The sensors will also be dunked off the research pier at CBL, where the brackish waters contain moderate levels of nutrients but where biofouling is extremely high. Three months in this environment will show just how well the instruments' anti-biofouling features work.
At the end of 2016 or early in 2017, independent judges will award prizes identifying what might be the next generation of nutrient sensors.
How Will the Sensors Help?
Jeremy Testa is eager for the data that would flow from real-time sensors. The CBL researcher uses computer models to study nutrients in the Chesapeake Bay. Are there data gaps he would like to fill? "Always, everywhere," he says. For example, automated sensors could better characterize the sharp spikes in phosphorus in waterways when rainstorms wash that nutrient off the land surface.

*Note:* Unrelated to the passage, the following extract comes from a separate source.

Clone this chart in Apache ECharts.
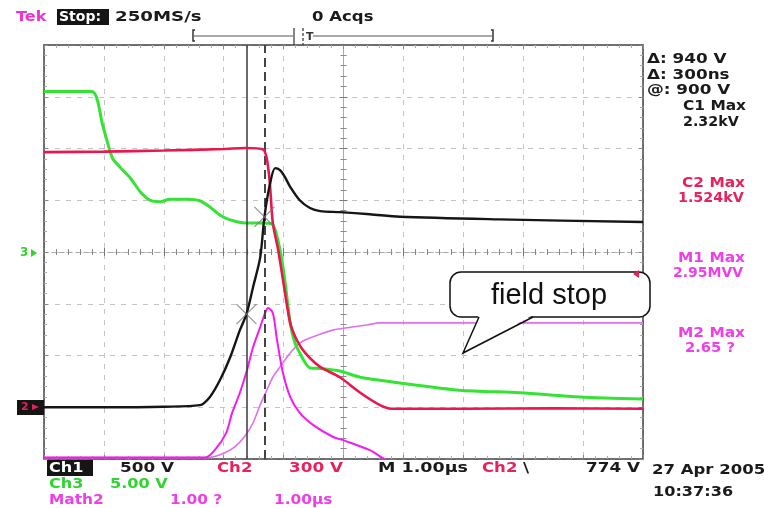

Testa and other Chesapeake nutrient modelers rely heavily on monthly boat sampling, but they rarely have data to bridge the gaps. "Having continuous nutrient sensors would be transformative for us," he says, "not just for modeling, but also for doing experiments and understanding natural variability."
New products from the Nutrient Sensor Challenge could start appearing in 2017. And more data could soon make a difference for a lot of scientists and managers working to reduce the impacts of nutrient pollution on the health of Chesapeake Bay. "All kinds of things are going to fundamentally change," says Tamburri, "because we will have the tools to understand them."